Interactive services, such as Web search, recommendations, games,
and finance, must respond quickly to satisfy customers. Achieving
this goal requires optimizing tail (e.g., 99th+ percentile) latency.
Interactive services often show wide variability in service
demand; typically, most requests are short but a few long requests
may run for much longer. Services can manage tail latency by giving
extra resources to long requests and controlling resource usage of
short requests. This is challenging because (1) service demand is
unknown when requests arrive; (2) blindly giving extra resources to
all requests quickly oversubscribes resources; and (3) giving extra
resources to the numerous short requests will not improve tail latency.
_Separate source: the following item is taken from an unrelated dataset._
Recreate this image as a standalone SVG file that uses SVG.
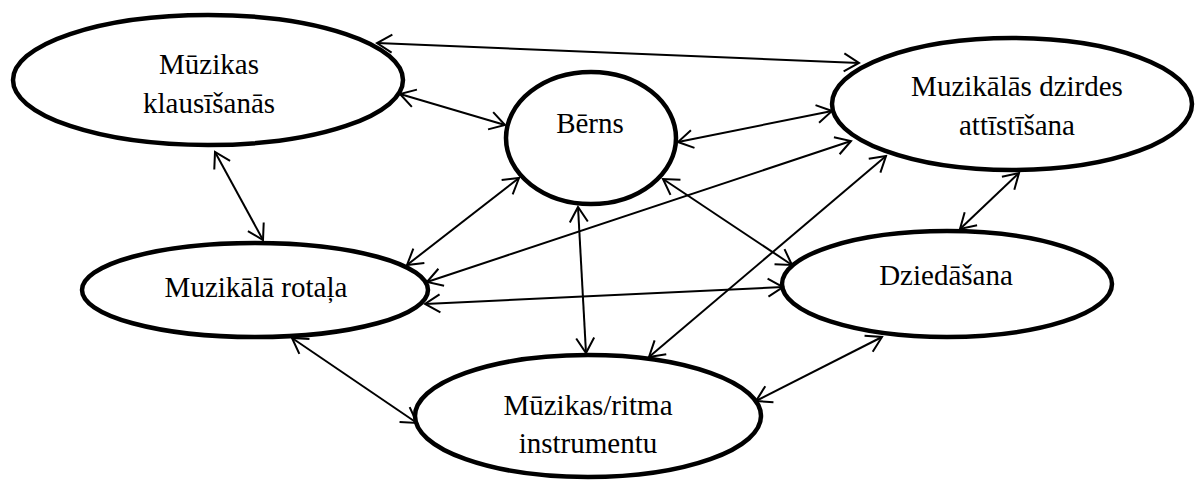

In this thesis, we propose judicious usage of parallelization and
scheduling to manage tail latency in interactive services. First,
we introduce Few-to-Many (FM) incremental parallelization, which
dynamically increases parallelism to utilize idle cores for reducing
tail latency. FM uses request service demand profiles and hardware
parallelism in an offline phase to compute a policy, represented as
an interval table, which specifies when and how much software
parallelism to add. At runtime, FM adds parallelism as specified by
the interval table indexed by dynamic system load and request execution
time progress. The longer a request executes, the more parallelism
FM adds. Second, we propose exploiting emerging heterogeneous
processors with fast cores and energy-efficient slow cores on the
same chip. We introduce Adaptive Slow-to-Fast (A2SF) optimization
algorithm, which gives powerful cores to long requests by migrating
requests from slow to fast cores. We configure threshold-based
migration policies using control theory to optimize a range of
performance and energy objectives.
We evaluate FM and A2SF in Lucene, an open-source enterprise
search engine, and Bing, a commercial Web search engine.
Our results show that FM and A2SF can significantly improve tail
latency. In addition, our results show that A2SF can significantly
reduce energy consumption for specific target tail latency.
These results show that FM and A2SF are powerful strategies for
managing tail latency in interactive services.